Written instruction: From the very first line of the data to the line containing "Chart.register(...registerables);", retype everything exactly, leaving the pictures behind.

Collected material:
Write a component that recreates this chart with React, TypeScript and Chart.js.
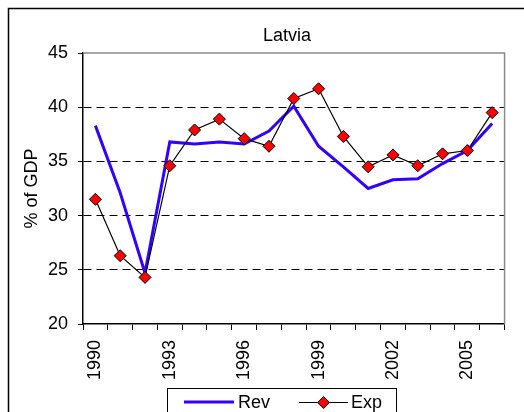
import React, { useEffect, useRef } from "react";
import { Chart, registerables } from "chart.js";

Chart.register(...registerables);

const title = "Latvia";
const yAxisTitle = "% of GDP";
const years = ["1990","1991","1992","1993","1994","1995","1996","1997","1998","1999","2000","2001","2002","2003","2004","2005","2006"];
const shownYearLabels = ["1990","1993","1996","1999","2002","2005"];
const revLabel = "Rev";
const expLabel = "Exp";
const rev = [38.3, 32.1, 24.7, 36.8, 36.6, 36.8, 36.6, 37.8, 40.1, 36.4, 34.5, 32.5, 33.3, 33.4, 34.8, 36.0, 38.5];
const exp = [31.5, 26.3, 24.3, 34.6, 37.9, 38.9, 37.1, 36.4, 40.8, 41.7, 37.3, 34.5, 35.6, 34.6, 35.7, 36.0, 39.5];
const yMin = 20;
const yMax = 45;
const yStep = 5;

const FONT = "'Liberation Sans', Arial, sans-serif";
const REV_COLOR = "#3300FF";
const EXP_MARKER = "#FF0000";

function drawDiamond(ctx: CanvasRenderingContext2D, x: number, y: number, r: number) {
  ctx.beginPath();
  ctx.moveTo(x, y - r);
  ctx.lineTo(x + r, y);
  ctx.lineTo(x, y + r);
  ctx.lineTo(x - r, y);
  ctx.closePath();
  ctx.fillStyle = EXP_MARKER;
  ctx.fill();
  ctx.lineWidth = 1;
  ctx.strokeStyle = "#000";
  ctx.stroke();
}

const decorPlugin = {
  id: "decor",
  beforeDraw(chart: any) {
    const ctx = chart.ctx as CanvasRenderingContext2D;
    ctx.save();
    ctx.fillStyle = "#fff";
    ctx.fillRect(0, 0, chart.width, chart.height);
    ctx.strokeStyle = "#000";
    ctx.lineWidth = 1.5;
    ctx.strokeRect(8.5, 8.5, 700, 600);
    ctx.restore();
  },
  beforeDatasetsDraw(chart: any) {
    const ctx = chart.ctx as CanvasRenderingContext2D;
    const a = chart.chartArea;
    ctx.save();
    ctx.strokeStyle = "#8a8a8a";
    ctx.lineWidth = 1.5;
    ctx.beginPath();
    ctx.moveTo(a.left, a.top);
    ctx.lineTo(a.right, a.top);
    ctx.lineTo(a.right, a.bottom);
    ctx.stroke();
    ctx.restore();
  },
  afterDraw(chart: any) {
    const ctx = chart.ctx as CanvasRenderingContext2D;
    ctx.save();
    ctx.fillStyle = "#000";
    ctx.font = `18px ${FONT}`;
    ctx.textAlign = "center";
    ctx.textBaseline = "alphabetic";
    ctx.fillText(title, 287, 41);

    ctx.strokeStyle = "#000";
    ctx.lineWidth = 1;
    ctx.strokeRect(167.5, 388.5, 229, 60);
    const ly = 402;
    const ds = chart.data.datasets;
    ctx.strokeStyle = REV_COLOR;
    ctx.lineWidth = 3;
    ctx.beginPath();
    ctx.moveTo(184, ly);
    ctx.lineTo(234, ly);
    ctx.stroke();
    ctx.fillStyle = "#000";
    ctx.textAlign = "left";
    ctx.textBaseline = "middle";
    ctx.font = `18px ${FONT}`;
    ctx.fillText(ds[0].label, 238, ly + 1);
    ctx.strokeStyle = "#000";
    ctx.lineWidth = 1.2;
    ctx.beginPath();
    ctx.moveTo(299, ly + 0.5);
    ctx.lineTo(348, ly + 0.5);
    ctx.stroke();
    drawDiamond(ctx, 323.5, ly + 0.5, 6);
    ctx.fillStyle = "#000";
    ctx.fillText(ds[1].label, 351, ly + 1);
    ctx.restore();
  },
};

export default function App() {
  const ref = useRef<HTMLCanvasElement | null>(null);
  useEffect(() => {
    if (!ref.current) return;
    const chart = new Chart(ref.current, {
      type: "line",
      data: {
        labels: years,
        datasets: [
          {
            label: revLabel,
            data: rev,
            borderColor: REV_COLOR,
            borderWidth: 3,
            pointRadius: 0,
            tension: 0,
            fill: false,
            order: 1,
          },
          {
            label: expLabel,
            data: exp,
            borderColor: "#000",
            borderWidth: 1.2,
            pointStyle: "rectRot",
            pointRadius: 6,
            pointBackgroundColor: EXP_MARKER,
            pointBorderColor: "#000",
            pointBorderWidth: 1,
            tension: 0,
            fill: false,
            order: 0,
          },
        ],
      },
      options: {
        animation: false,
        responsive: false,
        devicePixelRatio: 1,
        layout: { padding: { left: 0, top: 53, right: 8, bottom: 0 } },
        plugins: {
          legend: { display: false },
          title: { display: false },
          tooltip: { enabled: false },
        },
        scales: {
          x: {
            type: "category",
            offset: true,
            grid: {
              offset: true,
              drawOnChartArea: false,
              drawTicks: true,
              tickLength: 6,
              tickColor: "#000",
              tickWidth: 1,
            },
            border: { display: true, color: "#000", width: 1.5 },
            ticks: {
              autoSkip: false,
              minRotation: 90,
              maxRotation: 90,
              padding: 10,
              color: "#000",
              font: { family: FONT, size: 18 },
              callback: function (this: any, value: any, index: number) {
                const lab = years[index];
                return shownYearLabels.includes(lab) ? lab : "";
              },
            },
            afterFit: (s: any) => {
              s.height = 88;
            },
          },
          y: {
            type: "linear",
            min: yMin,
            max: yMax,
            ticks: {
              stepSize: yStep,
              padding: 10,
              color: "#000",
              font: { family: FONT, size: 18 },
            },
            grid: {
              color: (c: any) => {
                const v = c.tick ? c.tick.value : null;
                return v !== null && v > yMin && v < yMax ? "#000" : "rgba(0,0,0,0)";
              },
              lineWidth: 1,
              drawTicks: true,
              tickLength: 5,
              tickColor: "#000",
              tickWidth: 1,
              tickBorderDash: [],
            },
            border: { display: true, color: "#000", width: 1.5, dash: [8, 5] },
            title: {
              display: true,
              text: yAxisTitle,
              color: "#000",
              font: { family: FONT, size: 18 },
              padding: { top: 21, bottom: 0 },
            },
            afterFit: (s: any) => {
              s.width = 83;
            },
          },
        },
      },
      plugins: [decorPlugin],
    });
    return () => chart.destroy();
  }, []);
  return (
    <canvas
      ref={ref}
      width={524}
      height={412}
      style={{ position: "absolute", left: 0, top: 0, display: "block", width: 524, height: 412 }}
    />
  );
}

Response for this exercise:
Write a component that recreates this chart with React, TypeScript and Chart.js.
import React, { useEffect, useRef } from "react";
import { Chart, registerables } from "chart.js";

Chart.register(...registerables);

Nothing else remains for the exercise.